[Your task] Transcribe all of the material below word for word and leave out its pictures.

>> START Supplied information

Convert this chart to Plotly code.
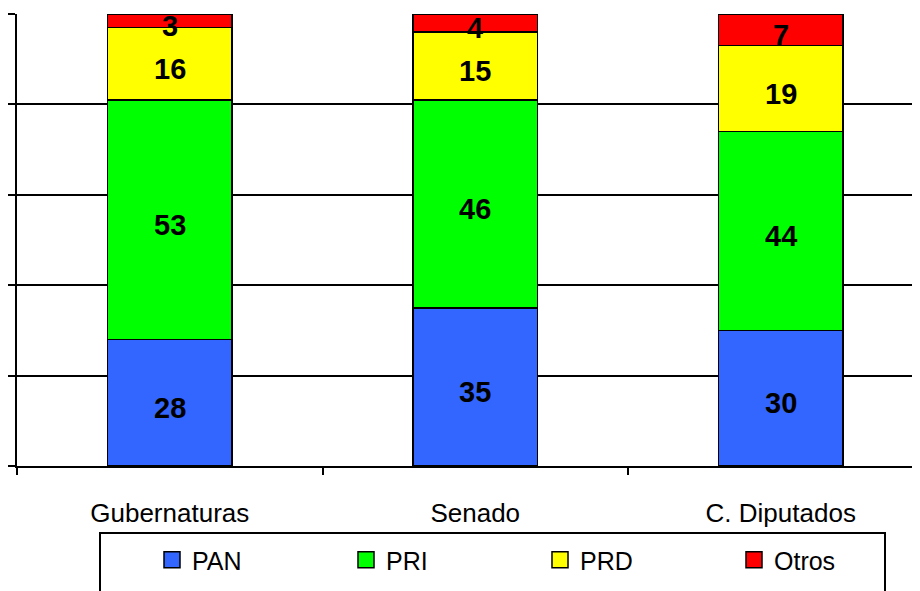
import plotly.graph_objects as go

categories = ["Gubernaturas", "Senado", "C. Diputados"]
pan = [28, 35, 30]
pri = [53, 46, 44]
prd = [16, 15, 19]
otros = [3, 4, 7]

series = [
    ("PAN", pan, "#3366FF"),
    ("PRI", pri, "#00FF00"),
    ("PRD", prd, "#FFFF00"),
    ("Otros", otros, "#FF0000"),
]

FONT = "Arial, Liberation Sans, sans-serif"

fig = go.Figure()
for name, vals, color in series:
    fig.add_trace(go.Bar(
        name=name, x=categories, y=vals,
        marker=dict(color=color, line=dict(color="black", width=1.5)),
        width=0.406, showlegend=False, hoverinfo="x+y+name",
    ))
# legend entries (square swatches)
for name, vals, color in series:
    fig.add_trace(go.Scatter(
        name=name, x=[None], y=[None], mode="markers",
        marker=dict(symbol="square", size=16, color=color, line=dict(color="black", width=1.5)),
        showlegend=True,
    ))

# value labels at segment centres (computed from the data)
annotations = []
for i, cat in enumerate(categories):
    base = 0
    for name, vals, color in series:
        v = vals[i]
        annotations.append(dict(
            x=cat, y=base + v / 2, xref="x", yref="y", text=str(v),
            showarrow=False, yshift=-5,
            font=dict(family=FONT, size=29, color="black", weight="bold"),
        ))
        base += v

# page has an 8px body margin; the figure starts at (8, 8) on screen
OFF = 8
W, H = 960, 591 - OFF
L = 17 - OFF
T = 14 - OFF
B = H - (466 - OFF)
pw = W - L
ph = H - T - B

def px_x(p):
    return (p - OFF - L) / pw

def px_y(p):
    return (H - B - (p - OFF)) / ph

fig.update_layout(
    barmode="stack",
    width=W, height=H,
    margin=dict(l=L, r=0, t=T, b=B),
    paper_bgcolor="white", plot_bgcolor="white",
    font=dict(family=FONT, size=24, color="black"),
    showlegend=True,
    annotations=annotations,
    legend=dict(
        orientation="h", x=px_x(152), xanchor="left",
        y=px_y(560), yanchor="middle",
        entrywidth=149, entrywidthmode="pixels",
        font=dict(family=FONT, size=25, color="black"),
        bgcolor="rgba(0,0,0,0)", borderwidth=0,
        traceorder="normal",
    ),
    xaxis=dict(
        range=[-0.5, -0.5 + pw / 305.5],
        showline=True, linecolor="black", linewidth=2,
        ticks="outside", tickson="boundaries", ticklen=7, tickwidth=2, tickcolor="black",
        showgrid=False, zeroline=False, automargin=False,
        tickfont=dict(family=FONT, size=26, color="black"),
        ticklabelstandoff=23,
    ),
    yaxis=dict(
        range=[0, 100], dtick=20,
        showline=True, linecolor="black", linewidth=2,
        ticks="outside", ticklen=8, tickwidth=2, tickcolor="black",
        showgrid=True, gridcolor="black", gridwidth=1.5,
        showticklabels=False, zeroline=False, automargin=False,
    ),
    shapes=[dict(
        type="rect", xref="paper", yref="paper",
        x0=px_x(100), x1=px_x(885), y0=px_y(533), y1=px_y(610),
        line=dict(color="black", width=2), fillcolor="rgba(0,0,0,0)",
    )],
)

fig.write_html("out.html")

>> END Supplied information

[Correct result]
Convert this chart to Plotly code.
import plotly.graph_objects as go

categories = ["Gubernaturas", "Senado", "C. Diputados"]
pan = [28, 35, 30]
pri = [53, 46, 44]
prd = [16, 15, 19]
otros = [3, 4, 7]

series = [
    ("PAN", pan, "#3366FF"),
    ("PRI", pri, "#00FF00"),
    ("PRD", prd, "#FFFF00"),
    ("Otros", otros, "#FF0000"),
]

FONT = "Arial, Liberation Sans, sans-serif"

fig = go.Figure()
for name, vals, color in series:
    fig.add_trace(go.Bar(
        name=name, x=categories, y=vals,
        marker=dict(color=color, line=dict(color="black", width=1.5)),
        width=0.406, showlegend=False, hoverinfo="x+y+name",
    ))
# legend entries (square swatches)
for name, vals, color in series:
    fig.add_trace(go.Scatter(
        name=name, x=[None], y=[None], mode="markers",
        marker=dict(symbol="square", size=16, color=color, line=dict(color="black", width=1.5)),
        showlegend=True,
    ))

# value labels at segment centres (computed from the data)
annotations = []
for i, cat in enumerate(categories):
    base = 0
    for name, vals, color in series:
        v = vals[i]
        annotations.append(dict(
            x=cat, y=base + v / 2, xref="x", yref="y", text=str(v),
            showarrow=False, yshift=-5,
            font=dict(family=FONT, size=29, color="black", weight="bold"),
        ))
        base += v

# page has an 8px body margin; the figure starts at (8, 8) on screen
OFF = 8
W, H = 960, 591 - OFF
L = 17 - OFF
T = 14 - OFF
B = H - (466 - OFF)
pw = W - L
ph = H - T - B

def px_x(p):
    return (p - OFF - L) / pw

def px_y(p):
    return (H - B - (p - OFF)) / ph

fig.update_layout(
    barmode="stack",
    width=W, height=H,
    margin=dict(l=L, r=0, t=T, b=B),
    paper_bgcolor="white", plot_bgcolor="white",
    font=dict(family=FONT, size=24, color="black"),
    showlegend=True,
    annotations=annotations,
    legend=dict(
        orientation="h", x=px_x(152), xanchor="left",
        y=px_y(560), yanchor="middle",
        entrywidth=149, entrywidthmode="pixels",
        font=dict(family=FONT, size=25, color="black"),
        bgcolor="rgba(0,0,0,0)", borderwidth=0,
        traceorder="normal",
    ),
    xaxis=dict(
        range=[-0.5, -0.5 + pw / 305.5],
        showline=True, linecolor="black", linewidth=2,
        ticks="outside", tickson="boundaries", ticklen=7, tickwidth=2, tickcolor="black",
        showgrid=False, zeroline=False, automargin=False,
        tickfont=dict(family=FONT, size=26, color="black"),
        ticklabelstandoff=23,
    ),
    yaxis=dict(
        range=[0, 100], dtick=20,
        showline=True, linecolor="black", linewidth=2,
        ticks="outside", ticklen=8, tickwidth=2, tickcolor="black",
        showgrid=True, gridcolor="black", gridwidth=1.5,
        showticklabels=False, zeroline=False, automargin=False,
    ),
    shapes=[dict(
        type="rect", xref="paper", yref="paper",
        x0=px_x(100), x1=px_x(885), y0=px_y(533), y1=px_y(610),
        line=dict(color="black", width=2), fillcolor="rgba(0,0,0,0)",
    )],
)

fig.write_html("out.html")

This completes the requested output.